Lisa Neubauer of the Fridays for Future organization told the German Press Agency that police had used pepper spray on activists in isolated occasions.
German police also sent a water cannon to disperse protesters at the site.
Earlier on Saturday, regional police said that barriers had been broken and urged people to leave the area.
"The police barriers have been broken. To the people in front of Luetzerath: get out of this area immediately," police said.
"Some people have entered the mine. Move away from the danger zone immediately!"
Activists and protesters began assembling for a major demonstration at noon, with a standoff between authorities and activists in attendance.
"This is a betrayal of present and future generations... Germany is one of the biggest polluters in the world and needs to be held accountable," Thunberg said on a podium at the protest.
"The coal that is in the ground here will not lower prices immediately. Anyone who thinks like that is simply out of touch with reality," she said.
Around 6,000 protesters participated in the demonstration, according to a police estimate.
In nearby Keyenberg, thousands also protested against plans by RWE to mine the site for coal.
Police said most of the western German village has been cleared of activists "above ground," a spokesperson said on Saturday morning. But several are still occupying 15 structures, both underground and in treehouses.
Some 470 people have been removed from the site, with 320 having done so voluntarily, according to the police.
The demolition of the village of Lützerath is part of a compromise deal the German government struck to push the country's planned coal power phase-out up by eight years to 2030.
As part of the deal, RWE was allowed to expand its vast Garzweiler II open-cast mine into Lützerath, which would unearth some 280 million tons of coal.
Swedish climate activist Greta Thunberg arrived in Germany on Friday and joined activists on the site.

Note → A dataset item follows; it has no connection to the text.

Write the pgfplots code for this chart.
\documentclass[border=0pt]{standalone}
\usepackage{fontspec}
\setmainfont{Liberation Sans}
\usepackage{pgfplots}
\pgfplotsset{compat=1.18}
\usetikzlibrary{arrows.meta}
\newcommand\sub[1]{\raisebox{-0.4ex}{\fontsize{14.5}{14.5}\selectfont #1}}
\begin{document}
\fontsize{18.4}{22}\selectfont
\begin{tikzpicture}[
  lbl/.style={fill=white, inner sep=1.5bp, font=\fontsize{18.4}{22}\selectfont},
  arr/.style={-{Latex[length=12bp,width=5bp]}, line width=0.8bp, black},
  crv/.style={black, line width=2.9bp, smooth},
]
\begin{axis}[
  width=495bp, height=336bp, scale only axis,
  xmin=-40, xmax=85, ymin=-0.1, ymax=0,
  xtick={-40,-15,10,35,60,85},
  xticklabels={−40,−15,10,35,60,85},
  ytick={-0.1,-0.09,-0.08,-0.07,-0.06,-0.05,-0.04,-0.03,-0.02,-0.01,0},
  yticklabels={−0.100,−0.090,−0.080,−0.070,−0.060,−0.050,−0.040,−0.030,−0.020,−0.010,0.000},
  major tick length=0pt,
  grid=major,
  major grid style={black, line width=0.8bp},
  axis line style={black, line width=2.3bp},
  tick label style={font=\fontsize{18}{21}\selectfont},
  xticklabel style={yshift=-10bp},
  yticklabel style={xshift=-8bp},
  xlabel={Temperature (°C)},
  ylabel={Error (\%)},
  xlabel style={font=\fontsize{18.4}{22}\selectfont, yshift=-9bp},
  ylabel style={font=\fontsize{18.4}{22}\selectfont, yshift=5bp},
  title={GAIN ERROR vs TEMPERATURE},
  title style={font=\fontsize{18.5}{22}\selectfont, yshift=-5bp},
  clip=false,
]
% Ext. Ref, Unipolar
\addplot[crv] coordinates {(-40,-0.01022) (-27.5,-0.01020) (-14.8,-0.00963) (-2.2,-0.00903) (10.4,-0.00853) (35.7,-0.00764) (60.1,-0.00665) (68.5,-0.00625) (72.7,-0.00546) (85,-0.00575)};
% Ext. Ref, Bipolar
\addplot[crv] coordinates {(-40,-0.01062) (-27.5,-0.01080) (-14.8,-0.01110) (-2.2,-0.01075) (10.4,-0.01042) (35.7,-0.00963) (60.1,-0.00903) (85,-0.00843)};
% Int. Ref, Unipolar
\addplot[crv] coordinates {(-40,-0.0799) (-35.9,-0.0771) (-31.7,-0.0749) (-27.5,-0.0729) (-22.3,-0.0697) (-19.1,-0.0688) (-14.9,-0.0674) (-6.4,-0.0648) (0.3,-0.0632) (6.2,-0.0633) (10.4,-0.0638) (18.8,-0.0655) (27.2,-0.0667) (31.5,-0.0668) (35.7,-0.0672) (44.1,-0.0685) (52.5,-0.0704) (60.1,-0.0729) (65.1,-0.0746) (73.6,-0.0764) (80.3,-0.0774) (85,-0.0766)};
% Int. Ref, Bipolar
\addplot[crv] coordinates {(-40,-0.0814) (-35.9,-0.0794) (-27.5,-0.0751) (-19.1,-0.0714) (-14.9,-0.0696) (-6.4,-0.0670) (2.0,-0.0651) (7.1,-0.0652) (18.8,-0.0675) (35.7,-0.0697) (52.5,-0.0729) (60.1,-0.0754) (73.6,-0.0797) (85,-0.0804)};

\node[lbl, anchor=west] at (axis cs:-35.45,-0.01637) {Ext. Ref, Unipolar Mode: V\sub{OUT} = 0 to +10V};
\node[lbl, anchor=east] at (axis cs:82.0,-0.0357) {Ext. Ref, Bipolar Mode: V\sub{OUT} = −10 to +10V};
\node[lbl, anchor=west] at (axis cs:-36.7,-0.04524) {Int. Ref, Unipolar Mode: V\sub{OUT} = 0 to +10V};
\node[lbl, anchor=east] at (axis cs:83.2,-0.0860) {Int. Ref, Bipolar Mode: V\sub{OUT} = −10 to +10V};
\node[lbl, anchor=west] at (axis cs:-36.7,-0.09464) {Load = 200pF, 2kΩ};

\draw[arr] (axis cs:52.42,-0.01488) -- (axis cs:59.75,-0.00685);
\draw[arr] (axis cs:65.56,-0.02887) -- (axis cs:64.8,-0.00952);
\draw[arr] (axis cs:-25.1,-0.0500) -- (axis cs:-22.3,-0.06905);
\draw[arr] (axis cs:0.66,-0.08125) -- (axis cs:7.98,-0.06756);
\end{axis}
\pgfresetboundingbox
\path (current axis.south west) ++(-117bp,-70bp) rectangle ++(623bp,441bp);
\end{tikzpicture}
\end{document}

She criticized the German Green Party for its support of Lützerath's demolition.
The Green Party is part of the German federal governing coalition, along with the Social Democrats and the Free Democrats, but it is also in a coalition on the state level in North-Rhine Westphalia, the state where Lützerath is located.

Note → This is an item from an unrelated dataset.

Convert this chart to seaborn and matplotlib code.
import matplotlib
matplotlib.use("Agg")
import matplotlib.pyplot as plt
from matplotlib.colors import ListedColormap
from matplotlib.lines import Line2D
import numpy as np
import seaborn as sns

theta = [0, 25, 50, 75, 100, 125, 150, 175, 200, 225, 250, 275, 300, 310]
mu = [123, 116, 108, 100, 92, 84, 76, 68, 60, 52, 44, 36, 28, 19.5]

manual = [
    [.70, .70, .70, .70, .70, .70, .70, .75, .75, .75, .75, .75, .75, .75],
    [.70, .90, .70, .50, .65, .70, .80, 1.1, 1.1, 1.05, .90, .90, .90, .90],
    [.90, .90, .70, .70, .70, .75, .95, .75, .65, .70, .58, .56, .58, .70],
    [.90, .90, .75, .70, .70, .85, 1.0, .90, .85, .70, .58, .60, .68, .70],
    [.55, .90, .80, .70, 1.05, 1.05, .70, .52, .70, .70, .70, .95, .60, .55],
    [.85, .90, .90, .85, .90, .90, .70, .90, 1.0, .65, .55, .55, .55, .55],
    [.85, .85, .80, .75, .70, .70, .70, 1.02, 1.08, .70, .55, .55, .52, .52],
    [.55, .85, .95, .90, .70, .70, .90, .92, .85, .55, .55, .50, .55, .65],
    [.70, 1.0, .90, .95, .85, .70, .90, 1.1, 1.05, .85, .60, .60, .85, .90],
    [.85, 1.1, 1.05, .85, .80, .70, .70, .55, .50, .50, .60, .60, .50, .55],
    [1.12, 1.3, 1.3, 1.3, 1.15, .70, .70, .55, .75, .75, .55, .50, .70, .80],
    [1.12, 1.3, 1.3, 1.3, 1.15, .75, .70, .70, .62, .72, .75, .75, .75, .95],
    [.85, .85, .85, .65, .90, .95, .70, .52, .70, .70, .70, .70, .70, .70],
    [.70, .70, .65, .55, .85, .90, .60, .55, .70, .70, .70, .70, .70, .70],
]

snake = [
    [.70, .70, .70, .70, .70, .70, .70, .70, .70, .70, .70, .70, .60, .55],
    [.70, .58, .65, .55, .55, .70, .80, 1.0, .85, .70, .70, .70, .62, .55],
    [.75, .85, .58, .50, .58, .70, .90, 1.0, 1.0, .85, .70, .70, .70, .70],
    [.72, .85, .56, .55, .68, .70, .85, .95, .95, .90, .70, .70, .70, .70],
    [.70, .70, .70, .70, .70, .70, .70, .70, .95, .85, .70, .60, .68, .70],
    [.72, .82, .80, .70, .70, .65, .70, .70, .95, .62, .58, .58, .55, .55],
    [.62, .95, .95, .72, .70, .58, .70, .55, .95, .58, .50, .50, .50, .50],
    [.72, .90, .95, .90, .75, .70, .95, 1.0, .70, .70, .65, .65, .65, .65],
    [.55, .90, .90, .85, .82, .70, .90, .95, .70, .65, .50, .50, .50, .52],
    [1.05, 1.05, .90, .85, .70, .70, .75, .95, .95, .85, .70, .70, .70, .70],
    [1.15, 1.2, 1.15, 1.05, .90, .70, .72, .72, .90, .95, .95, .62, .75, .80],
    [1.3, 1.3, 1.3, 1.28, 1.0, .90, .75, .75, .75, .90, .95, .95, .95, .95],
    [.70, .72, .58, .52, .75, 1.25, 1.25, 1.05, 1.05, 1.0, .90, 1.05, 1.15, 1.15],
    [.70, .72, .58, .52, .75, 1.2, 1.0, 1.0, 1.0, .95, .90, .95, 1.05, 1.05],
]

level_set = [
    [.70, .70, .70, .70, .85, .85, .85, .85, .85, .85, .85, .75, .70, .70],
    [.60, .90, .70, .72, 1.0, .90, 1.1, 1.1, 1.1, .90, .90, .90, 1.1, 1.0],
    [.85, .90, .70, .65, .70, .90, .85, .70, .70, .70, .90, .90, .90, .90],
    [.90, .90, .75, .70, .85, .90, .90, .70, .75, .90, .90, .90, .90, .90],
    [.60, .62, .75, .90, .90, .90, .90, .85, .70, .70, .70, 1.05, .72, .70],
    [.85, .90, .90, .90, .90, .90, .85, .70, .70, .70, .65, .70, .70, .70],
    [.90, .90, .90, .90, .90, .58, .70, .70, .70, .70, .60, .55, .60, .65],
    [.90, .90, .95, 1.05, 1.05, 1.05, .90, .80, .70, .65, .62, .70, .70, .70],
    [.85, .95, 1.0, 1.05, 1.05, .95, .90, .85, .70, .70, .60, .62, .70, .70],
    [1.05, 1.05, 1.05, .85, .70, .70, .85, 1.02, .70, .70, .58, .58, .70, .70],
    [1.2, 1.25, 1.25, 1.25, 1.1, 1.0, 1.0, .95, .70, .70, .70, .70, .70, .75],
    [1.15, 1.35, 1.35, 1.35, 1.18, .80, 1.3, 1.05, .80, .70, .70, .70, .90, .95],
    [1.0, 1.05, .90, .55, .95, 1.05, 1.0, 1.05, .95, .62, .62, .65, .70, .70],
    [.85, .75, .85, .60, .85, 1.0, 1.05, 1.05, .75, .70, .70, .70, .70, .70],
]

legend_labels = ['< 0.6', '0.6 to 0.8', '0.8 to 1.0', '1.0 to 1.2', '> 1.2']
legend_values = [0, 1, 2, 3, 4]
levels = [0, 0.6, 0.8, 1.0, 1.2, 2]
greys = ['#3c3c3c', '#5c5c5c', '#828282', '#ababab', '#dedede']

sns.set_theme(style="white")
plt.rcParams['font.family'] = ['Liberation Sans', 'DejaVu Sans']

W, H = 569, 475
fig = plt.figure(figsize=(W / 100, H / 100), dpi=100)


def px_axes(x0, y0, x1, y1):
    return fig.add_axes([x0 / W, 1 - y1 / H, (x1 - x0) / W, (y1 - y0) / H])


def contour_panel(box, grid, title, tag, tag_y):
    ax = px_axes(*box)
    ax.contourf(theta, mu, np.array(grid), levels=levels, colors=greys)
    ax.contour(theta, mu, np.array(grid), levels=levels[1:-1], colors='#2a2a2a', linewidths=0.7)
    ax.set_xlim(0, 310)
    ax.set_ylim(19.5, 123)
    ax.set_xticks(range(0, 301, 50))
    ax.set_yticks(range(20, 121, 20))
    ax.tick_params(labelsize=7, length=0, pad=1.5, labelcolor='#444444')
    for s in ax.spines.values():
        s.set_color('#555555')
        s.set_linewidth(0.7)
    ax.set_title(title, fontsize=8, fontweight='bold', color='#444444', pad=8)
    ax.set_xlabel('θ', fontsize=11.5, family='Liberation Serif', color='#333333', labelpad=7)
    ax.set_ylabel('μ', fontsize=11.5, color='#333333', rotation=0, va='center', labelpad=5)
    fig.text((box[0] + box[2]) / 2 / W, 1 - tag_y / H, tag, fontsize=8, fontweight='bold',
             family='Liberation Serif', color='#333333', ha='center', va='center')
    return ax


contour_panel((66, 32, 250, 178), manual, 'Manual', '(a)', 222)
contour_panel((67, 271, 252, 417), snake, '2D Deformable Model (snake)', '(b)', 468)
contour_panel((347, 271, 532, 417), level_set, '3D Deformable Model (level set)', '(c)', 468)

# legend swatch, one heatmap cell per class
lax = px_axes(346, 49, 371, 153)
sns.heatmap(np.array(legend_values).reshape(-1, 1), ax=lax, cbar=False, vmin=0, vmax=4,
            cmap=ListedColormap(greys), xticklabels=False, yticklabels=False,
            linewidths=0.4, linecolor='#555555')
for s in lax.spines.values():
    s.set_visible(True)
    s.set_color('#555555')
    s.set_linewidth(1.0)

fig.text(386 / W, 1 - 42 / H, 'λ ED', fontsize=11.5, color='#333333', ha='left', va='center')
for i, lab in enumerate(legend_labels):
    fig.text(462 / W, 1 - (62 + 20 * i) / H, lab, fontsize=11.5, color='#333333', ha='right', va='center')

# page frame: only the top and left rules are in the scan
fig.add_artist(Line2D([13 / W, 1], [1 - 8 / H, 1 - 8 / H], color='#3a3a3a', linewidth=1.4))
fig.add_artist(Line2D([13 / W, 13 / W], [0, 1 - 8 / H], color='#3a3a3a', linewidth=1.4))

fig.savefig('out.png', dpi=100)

Greens member and German Economy Minister Robert Habeck defended the village's demolition, arguing that the coal underneath is needed to maintain energy security in the current crisis brought on by the Russian war in Ukraine.
Making deals with fossil fuel corporations like RWE "show where their priorities are," Thunberg told dpa in an interview.
"The coal that is in the ground here will not lower prices immediately. Anyone who thinks like that is simply out of touch with reality," Thunberg said in response.